The past and present name of this area - Carso in Italian (but also Kras, Karst) - derives from its Indo-European root kar, which means stone. This is a region where those phenomena, later referred to as Karstic by scientists, used to show and still show a development, an intensity and an impressiveness which are remarkably higher than the average ones.
The foregoing can be explained by geology: limestone rocks, also present in the depths, come out to the surface; these rocks are being slowly but inexorably dissolved by water, thus giving particular aspects and forms to the surface and underground areas. The surface dissolution leads to the formation of the so called doline (sinkholes conveying the water towards deeper levels), of polje (flat and long plains across which a stream of water may occasionally flow), of limestone pavements (rocks coming out to the surface on which the dissolution engraves the karren), of kamenitze (dissolution holes).

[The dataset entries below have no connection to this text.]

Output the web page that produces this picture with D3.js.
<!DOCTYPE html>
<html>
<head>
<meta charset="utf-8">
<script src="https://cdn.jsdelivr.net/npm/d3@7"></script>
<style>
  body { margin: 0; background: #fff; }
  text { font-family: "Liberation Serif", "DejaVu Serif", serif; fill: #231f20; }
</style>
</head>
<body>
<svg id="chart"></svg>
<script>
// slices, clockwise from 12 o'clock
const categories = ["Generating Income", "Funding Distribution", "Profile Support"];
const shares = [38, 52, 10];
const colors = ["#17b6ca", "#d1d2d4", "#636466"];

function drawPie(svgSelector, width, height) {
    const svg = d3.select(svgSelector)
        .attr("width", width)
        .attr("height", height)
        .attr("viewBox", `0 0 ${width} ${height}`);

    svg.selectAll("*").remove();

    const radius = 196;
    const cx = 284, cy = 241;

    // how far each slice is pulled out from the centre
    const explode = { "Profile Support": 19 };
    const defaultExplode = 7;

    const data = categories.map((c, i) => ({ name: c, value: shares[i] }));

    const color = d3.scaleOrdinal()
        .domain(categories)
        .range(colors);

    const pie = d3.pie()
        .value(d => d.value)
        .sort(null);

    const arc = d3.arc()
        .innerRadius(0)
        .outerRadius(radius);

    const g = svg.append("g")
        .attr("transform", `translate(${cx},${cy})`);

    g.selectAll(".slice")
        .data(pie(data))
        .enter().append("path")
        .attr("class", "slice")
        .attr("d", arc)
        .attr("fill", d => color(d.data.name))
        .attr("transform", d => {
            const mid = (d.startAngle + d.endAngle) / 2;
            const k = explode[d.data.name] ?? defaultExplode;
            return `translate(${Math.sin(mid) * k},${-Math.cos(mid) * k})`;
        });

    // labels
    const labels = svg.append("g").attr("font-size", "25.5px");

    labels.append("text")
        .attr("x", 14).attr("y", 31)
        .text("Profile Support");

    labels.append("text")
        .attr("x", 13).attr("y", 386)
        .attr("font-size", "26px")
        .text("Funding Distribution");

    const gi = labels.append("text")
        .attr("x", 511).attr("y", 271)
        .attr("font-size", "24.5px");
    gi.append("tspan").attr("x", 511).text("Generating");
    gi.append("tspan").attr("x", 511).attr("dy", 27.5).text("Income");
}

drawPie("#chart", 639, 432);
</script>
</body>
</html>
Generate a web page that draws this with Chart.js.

Even if the Karst area does not reach high altitudes, it looks impressive because of its physiographic aspect: it abruptly arises from the sea with high falesie walls, that is vertical rock sheers marked by valleys (such as Val Rosandra), which are strongly characterised by a nearly Alpine aspect. Going more and more through the hinterland, the landscape with its flat rocky areas is enlivened by a large number of depressions and soft hills.
From the physiographic point of view, borders are quite clear: in the South-West they are delineated by the Gulf of Trieste and the low coastline of sandstone and marlstone (flysch), whereas in the West and North-West by the Friuli plain and the Isonzo river. The north-eastern limit is represented by the Vipava Valley, the eastern one by the small and wide elevations of the Pivka region. Going further towards South-East the border can be outlined along the Brkini Hills, the valley of the Timavo river (upper Reka), the Čičerija elevations and the Kras Plateau of Materija and of the Podgorski Kras.